Source: OECD (2016) “Automation and Independent Work in a Digital Economy.”

We know that accelerating automation will affect different workers in different ways. One expected outcome is increased skills polarization in the labour market, where highly skilled workers who have experience working with technology will benefit, while lower-skilled workers are more likely to experience job loss, wage stagnation and tougher competition for remaining jobs.

In 2017, the difference in the rate of employment experienced by G7 workers who had completed higher learning (tertiary) and those with less than upper-secondary education was 27 percentage points. Unless there is a concerted effort to ensure all workers are able to adapt and keep up with technological change, this gap could grow over time, reinforcing social and economic division within our societies.

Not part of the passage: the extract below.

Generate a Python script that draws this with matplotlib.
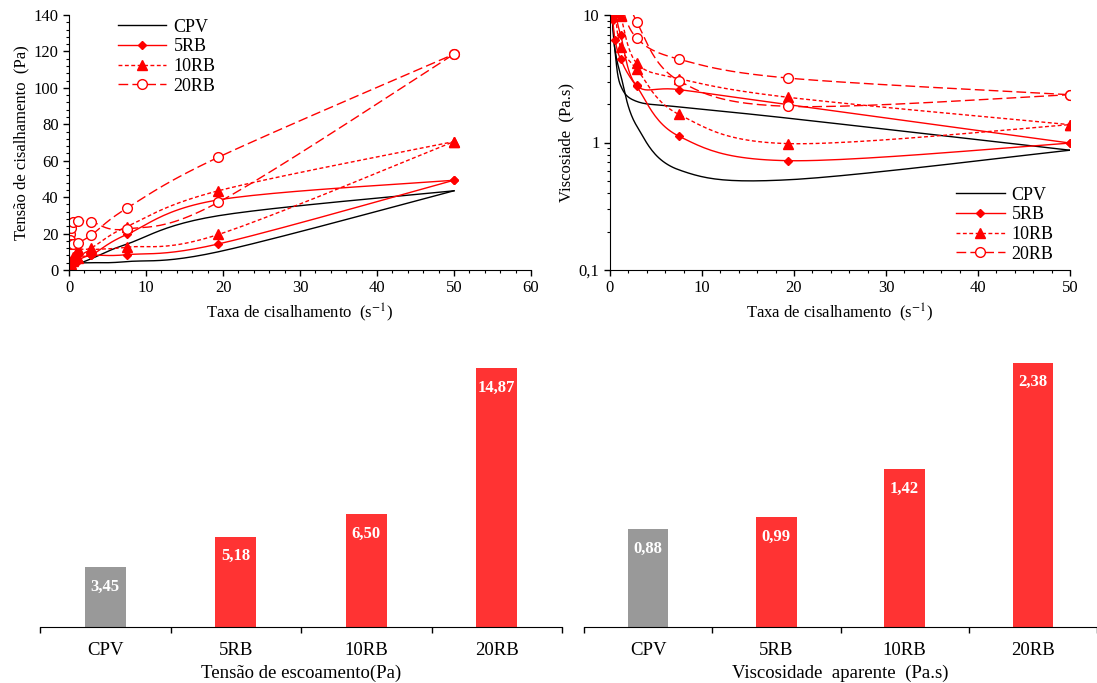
import matplotlib.pyplot as plt
import numpy as np
from matplotlib.ticker import MultipleLocator, FixedLocator, NullFormatter
from matplotlib.lines import Line2D

plt.rcParams['font.family'] = ['Liberation Serif', 'DejaVu Serif']
plt.rcParams['mathtext.fontset'] = 'stix'

# taxas de cisalhamento (s-1) - ida e volta
taxa = [0.15, 0.3, 0.55, 1.15, 2.9, 7.5, 19.4, 50]

# tensao de cisalhamento (Pa)
tens_cpv_a = [2.0, 2.5, 2.8, 3.3, 6.2, 14.2, 29.8, 43.5]
tens_cpv_b = [1.8, 2.4, 2.9, 3.8, 4.0, 4.6, 10.0, 43.5]
tens_5rb_a = [2.5, 3.0, 4.5, 8.0, 8.3, 19.5, 38.5, 49.3]
tens_5rb_b = [1.5, 2.5, 3.5, 5.2, 8.0, 8.4, 14.3, 49.3]
tens_10rb_a = [3.0, 5.0, 7.0, 11.4, 12.2, 23.8, 43.5, 70.5]
tens_10rb_b = [2.0, 3.5, 5.0, 6.5, 10.9, 12.5, 19.5, 70.5]
tens_20rb_a = [20.0, 22.9, 26.5, 27.0, 26.5, 22.5, 37.2, 118.5]
tens_20rb_b = [16.5, 14.3, 14.5, 15.0, 19.2, 33.9, 61.9, 118.5]

# viscosidade (Pa.s)
visc_cpv_a = [14, 9.0, 5.2, 2.8, 2.1, 1.9, 1.55, 0.87]
visc_cpv_b = [13, 8.0, 5.3, 3.4, 1.35, 0.61, 0.51, 0.87]
visc_5rb_a = [20, 13, 10.5, 7.0, 2.8, 2.6, 1.98, 0.99]
visc_5rb_b = [12, 9.1, 6.4, 4.5, 2.75, 1.12, 0.72, 0.99]
visc_10rb_a = [30, 20, 14, 9.9, 4.2, 3.17, 2.26, 1.38]
visc_10rb_b = [20, 13, 10.5, 5.6, 3.77, 1.66, 0.98, 1.38]
visc_20rb_a = [133, 76, 48, 23, 8.86, 3.05, 1.92, 2.37]
visc_20rb_b = [110, 48, 26, 13, 6.6, 4.5, 3.2, 2.37]

# barras
amostras = ['CPV', '5RB', '10RB', '20RB']
escoamento = [3.45, 5.18, 6.50, 14.87]
visc_aparente = [0.88, 0.99, 1.42, 2.38]


def suaviza(x, y, n=25):
    # curva suavizada tipo excel (bezier / catmull-rom)
    p = np.column_stack([x, y]).astype(float)
    P = np.vstack([p[0], p, p[-1]])
    t = np.linspace(0, 1, n)[:, None]
    partes = []
    for i in range(1, len(P) - 2):
        p0, p1, p2, p3 = P[i - 1], P[i], P[i + 1], P[i + 2]
        c1 = p1 + (p2 - p0) / 6
        c2 = p2 - (p3 - p1) / 6
        partes.append((1 - t) ** 3 * p1 + 3 * (1 - t) ** 2 * t * c1 + 3 * (1 - t) * t ** 2 * c2 + t ** 3 * p2)
    s = np.vstack(partes)
    return s[:, 0], s[:, 1]


estilos = {
    'CPV': dict(color='black', ls='-', marker=None),
    '5RB': dict(color='red', ls='-', marker='D', ms=4.5, mfc='red'),
    '10RB': dict(color='red', ls=(0, (2.8, 1.8)), marker='^', ms=6.5, mfc='red'),
    '20RB': dict(color='red', ls=(0, (7, 3)), marker='o', ms=7, mfc='white'),
}

tensoes = {'CPV': (tens_cpv_a, tens_cpv_b), '5RB': (tens_5rb_a, tens_5rb_b),
           '10RB': (tens_10rb_a, tens_10rb_b), '20RB': (tens_20rb_a, tens_20rb_b)}
viscs = {'CPV': (visc_cpv_a, visc_cpv_b), '5RB': (visc_5rb_a, visc_5rb_b),
         '10RB': (visc_10rb_a, visc_10rb_b), '20RB': (visc_20rb_a, visc_20rb_b)}

fig = plt.figure(figsize=(10.97, 6.83), dpi=100)
W, H = 1097, 683

# ---- tensao x taxa
ax1 = fig.add_axes([69 / W, 1 - 270 / H, 462 / W, 255 / H])
for nome in amostras:
    e = estilos[nome]
    for ramo in tensoes[nome]:
        xs, ys = suaviza(taxa, ramo)
        ax1.plot(xs, ys, color=e['color'], ls=e['ls'], lw=1.0)
        if e['marker']:
            ax1.plot(taxa, ramo, ls='none', marker=e['marker'], ms=e['ms'],
                     mfc=e['mfc'], mec='red', mew=1.0)

ax1.set_xlim(0, 60)
ax1.set_ylim(0, 140)
ax1.xaxis.set_major_locator(MultipleLocator(10))
ax1.xaxis.set_minor_locator(MultipleLocator(2))
ax1.yaxis.set_major_locator(MultipleLocator(20))
ax1.yaxis.set_minor_locator(MultipleLocator(4))
ax1.set_xlabel('Taxa de cisalhamento  (s$^{-1}$)', fontsize=12, labelpad=4)
ax1.set_ylabel('Tensão de cisalhamento  (Pa)', fontsize=12, labelpad=3)

# ---- viscosidade x taxa
ax2 = fig.add_axes([610 / W, 1 - 270 / H, 460 / W, 255 / H])
for nome in amostras:
    e = estilos[nome]
    for ramo in viscs[nome]:
        xs, ly = suaviza(taxa, np.log10(ramo))
        ax2.plot(xs, 10 ** ly, color=e['color'], ls=e['ls'], lw=1.0)
        if e['marker']:
            ax2.plot(taxa, ramo, ls='none', marker=e['marker'], ms=e['ms'],
                     mfc=e['mfc'], mec='red', mew=1.0)

ax2.set_yscale('log')
ax2.set_xlim(0, 50)
ax2.set_ylim(0.1, 10)
ax2.xaxis.set_major_locator(MultipleLocator(10))
ax2.xaxis.set_minor_locator(MultipleLocator(2))
ax2.yaxis.set_major_locator(FixedLocator([0.1, 1, 10]))
ax2.set_yticklabels(['0,1', '1', '10'])
ax2.yaxis.set_minor_formatter(NullFormatter())
ax2.set_xlabel('Taxa de cisalhamento  (s$^{-1}$)', fontsize=12, labelpad=4)
ax2.set_ylabel('Viscosiade  (Pa.s)', fontsize=12, labelpad=3)

for ax in (ax1, ax2):
    ax.spines['top'].set_visible(False)
    ax.spines['right'].set_visible(False)
    ax.tick_params(which='major', direction='out', length=4, width=1, labelsize=12)
    ax.tick_params(which='minor', direction='out', length=2.5, width=0.8)

# legendas
handles = []
for nome in amostras:
    e = estilos[nome]
    if e['marker']:
        handles.append(Line2D([], [], color='red', ls=e['ls'], lw=1.0, marker=e['marker'],
                              ms=e['ms'], mfc=e['mfc'], mec='red'))
    else:
        handles.append(Line2D([], [], color='black', ls='-', lw=1.0))
ax1.legend(handles, amostras, loc='upper left', bbox_to_anchor=(0.07, 1.05), frameon=False,
           fontsize=13, handlelength=2.7, handletextpad=0.4, labelspacing=0.15)
ax2.legend(handles, amostras, loc='lower right', bbox_to_anchor=(1.0, -0.035), frameon=False,
           fontsize=13, handlelength=2.7, handletextpad=0.4, labelspacing=0.15)

# ---- barras
cores = ['#999999', '#ff3333', '#ff3333', '#ff3333']
ax3 = fig.add_axes([40 / W, 1 - 627 / H, 522 / W, 287 / H])
ax4 = fig.add_axes([584 / W, 1 - 627 / H, 513 / W, 287 / H])
for ax, vals, ymax, xmax, rot in ((ax3, escoamento, 16.5, 3.5, 'Tensão de escoamento(Pa)'),
                                 (ax4, visc_aparente, 2.586, 3.44, 'Viscosidade  aparente  (Pa.s)')):
    ax.bar(range(4), vals, width=0.315, color=cores)
    ax.set_xlim(-0.5, xmax)
    ax.set_ylim(0, ymax)
    for s in ('top', 'right', 'left'):
        ax.spines[s].set_visible(False)
    ax.set_yticks([])
    ax.set_xticks([-0.5, 0.5, 1.5, 2.5, 3.5])
    ax.set_xticklabels([])
    ax.set_xticks(range(4), minor=True)
    ax.set_xticklabels(amostras, minor=True, fontsize=13.5)
    ax.tick_params(which='major', direction='out', length=4, width=1)
    ax.tick_params(which='minor', length=0, pad=11)
    ax.set_xlabel(rot, fontsize=13.5, labelpad=4)
    for i, v in enumerate(vals):
        ax.annotate(f'{v:.2f}'.replace('.', ','), (i, v), xytext=(0, -14), textcoords='offset points',
                    ha='center', va='center', color='white', fontweight='bold', fontsize=12)

fig.savefig('out.png', dpi=100)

Digital technologies provide opportunities for greater flexibility and productivity, and can help overcome barriers to labour market participation – but can also contribute to growing concern about job quality and security. Will new forms of work include good, well-paying jobs? Will temporary work, involuntary part-time work, independent work and self-employment continue to represent a sizable and growing proportion of jobs? And what does the changing world of work mean for people with differing skills and levels of education?

Addressing these challenges requires active collaboration between businesses, labour organizations, women’s rights organizations and educational partners. It requires that we put in place policies that promote well-paying jobs, and support for workers when they need it.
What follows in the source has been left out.